Apakah parcel yang kita kirim dimakan/bermanfaat bagi si penerima ? itu nomor dua yang penting pengakuan dari si penerima kalau si pengirim sudah kirim parcel, sudah kasih perhatian.

Fenomena ini mengingatkan saya sewaktu di kampung, orang tua saya dan warga di kampung saya selalu masak saat memasuki 10 hari terakhir Ramadhan, masakan tersebut lantas dikirimkan ke semua warga di kampung. Hal yang sama pun dilakukan tetangga dan warga lainnya, alhasil maka beredarlah nampan aneka masakan tersebut, jika ada seorang tetangga yang lupa tidak diberi maka senampan makanan dari tetangga lainnya pun jadi diberikan pada tetangga yang belum kebagian tersebut atau jika berlebih makanan itu akan dikirim ke warga yang letaknya agak jauh dari kampung walaupun sebenarnya masakan tersebut bukan bikinan si pengirim tapi tetangga yang lainnya.

Kebiasaan ini telah berubah bentuk menjadi saling mengirim parcel yang walaupun pada tahun 2005 KPK mengeluarkan aturan tidak boleh memberi dan menerima parcel bagi para pejabat saat hari raya, tetapi budaya untuk saling memberi sebagai bentuk perhatian akan selalu menjadi kebiasaan masyarakat Indonesia. Siapa tahu saling mengirim parcel diantara para pejabat dihentikan berubah dengan saling mengirim angpow.

Sebenarnya ada kalangan yang sangat membutuhkan untuk diberi parcel atau angpow yakni fakir miskin dan anak-anak terlantar, merekalah orang-orang yang berhak menerima hadiah, sodaqoh, santunan dan perhatian bukan para pejabat…mereka tidak membutuhkan hal tersebut karena gaji, deposit dan hartanya sudah cukup membiayai hidup layak bahkan mewah. Sebaiknya paradigma memberi dari bawahan ke atasan, dari pejabat rendah ke pejabat yang lebih tinggi dirubah menjadi memberi dari para pejabat tinggi ke pejabat rendah dari yang kaya ke yang miskin.

Tidak perlu ditutup-tutupi karakter masyarakat Indonesia adalah selalu ingin memberi jadi bukan tidak mungkin jika ada aturan dihentikannya mengirim parcel pada pejabat tinggi dirubah menjadi saling memberi angpow, atau secara terang terangan "DENGAN TIDAK MENGURANGI RASA HORMAT KAMI TIDAK MENERIMA PARCEL TAPI ANGPOW"...lho........???


Wallahua'alam bishowab
Penulis : Rina M. Taufik

2 Comments:

At 3:25 p.m., Blogger Nama : Kholidah Hanum said...
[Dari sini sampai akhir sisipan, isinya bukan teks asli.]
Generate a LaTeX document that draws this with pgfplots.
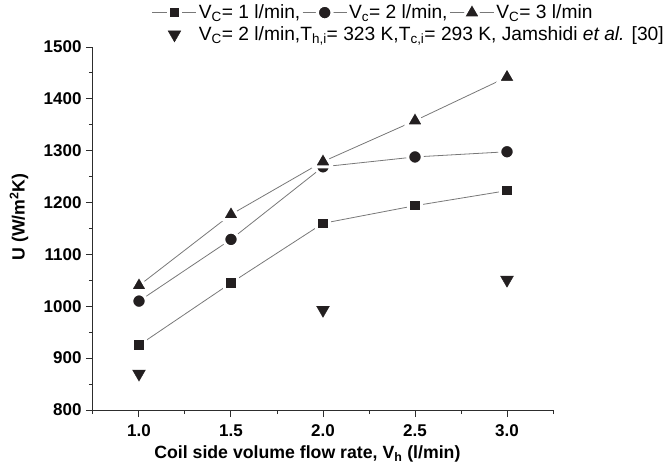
\documentclass[border=0pt]{standalone}
\usepackage{fontspec}
\setmainfont{Liberation Sans}
\usepackage{pgfplots}
\pgfplotsset{compat=1.18}
\definecolor{mk}{RGB}{35,31,32}
\definecolor{ln}{RGB}{120,120,120}
\definecolor{ax}{RGB}{45,45,45}
% white rim round each mark leaves the small gap between line and mark
\tikzset{mk style/.style={solid, fill=mk, draw=white, line width=3pt}}

\begin{document}
\begin{tikzpicture}
\begin{axis}[
scale only axis,
width=460pt, height=363pt,
xmin=0.75, xmax=3.25, ymin=800, ymax=1500,
axis x line*=bottom, axis y line*=left,
axis line style={ax, line width=1pt},
xtick={1,1.5,2,2.5,3},
minor xtick={0.75,1.25,1.75,2.25,2.75,3.25},
ytick={800,900,...,1500},
minor ytick={850,950,...,1450},
tick align=outside,
major tick length=7pt, minor tick length=4pt,
tick style={ax, line width=1pt},
x tick label style={/pgf/number format/fixed, /pgf/number format/fixed zerofill, /pgf/number format/precision=1, yshift=-4pt},
y tick label style={/pgf/number format/1000 sep={}, xshift=-1pt},
/pgf/number format/assume math mode=true,
tick label style={font=\fontsize{17}{19}\selectfont\bfseries},
xlabel={Coil side volume flow rate, V\textsubscript{h} (l/min)},
ylabel={U (W/m\textsuperscript{2}K)},
label style={font=\fontsize{17.7}{20}\selectfont\bfseries},
xlabel style={at={(axis description cs:0.466,0)}, anchor=base, yshift=-48pt},
ylabel style={at={(axis description cs:-0.161,0.532)}, anchor=center},
legend columns=3,
legend cell align=left,
legend style={draw=none, fill=none, at={(axis description cs:0.128,1.124)}, anchor=north west,
  inner sep=0pt, column sep=0pt, row sep=6.5pt, font=\fontsize{19.2}{21}\selectfont,
  nodes={inner xsep=2pt, inner ysep=0pt}},
legend image code/.code={\draw[mark repeat=2,mark phase=2,#1] plot coordinates {(0pt,0pt)(22pt,0pt)(44pt,0pt)};},
]

\addplot[ln, line width=0.8pt, mark=square*, mark size=6.3pt, mark options={mk style}]
coordinates {(1,925)(1.5,1045)(2,1160)(2.5,1194)(3,1223)};
\addlegendentry{V\textsubscript{C}= 1 l/min,}

\addplot[ln, line width=0.8pt, mark=*, mark size=7.3pt, mark options={mk style}]
coordinates {(1,1010)(1.5,1129)(2,1269)(2.5,1288)(3,1298)};
\addlegendentry{V\textsubscript{c}= 2 l/min,}

\addplot[ln, line width=0.8pt, mark=triangle*, mark size=10.4pt, mark options={mk style}]
coordinates {(1,1040)(1.5,1177)(2,1279)(2.5,1358)(3,1442)};
\addlegendentry{V\textsubscript{C}= 3 l/min}

\addplot[only marks, mark=triangle*, mark size=7.4pt, mark options={fill=mk, draw=mk, rotate=180, line width=0.4pt}]
coordinates {(1,870)(2,993)(3,1051)};
\addlegendentry{\makebox[0pt][l]{V\textsubscript{C}= 2 l/min,T\textsubscript{h,i}= 323 K,T\textsubscript{c,i}= 293 K, Jamshidi \textit{et al.} [30]}}

\end{axis}
\pgfresetboundingbox
\useasboundingbox (-93pt,-54pt) rectangle (571pt,410pt);
\end{tikzpicture}
\end{document}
Klo lihat polemik akhir2 ini..Parcel memang dilema ya mbak. Di satu sisi jd lahan penghasilan orang dan membuka lap. kerja, tp di sisi lain jg menunjang penumbuh-suburan suap :(

 
At 2:01 p.m., Blogger Ida Latifa Hanum said...

Iya, masih ingat nggak Mbak waktu Presiden SBY memberi teladan dengan tetap membeli parcel, tetapi untuk diberikan kepada orang yang tidak mampu. Tetapi yang terjadi, semenjak ada peraturan dari KPK, penjual parcel justru mengeluhkan tingkat penjualan yg menurun, alias tidak seperti sebelum adanya peraturan ini. Ini sebagai salah satu indikasi, bahwa ada "maksud" dalam pemberian parcel. (semoga tidak su'udzon ya :)). Bukankah jika apa yg dilakukan SBY di ikuti, maka seharusnya tingkat penjualan parcel meningkat drastis, karena notabenenya jumlah orang miskin lebih banyak dibandingkan dengan pejabat tinggi di negeri ini.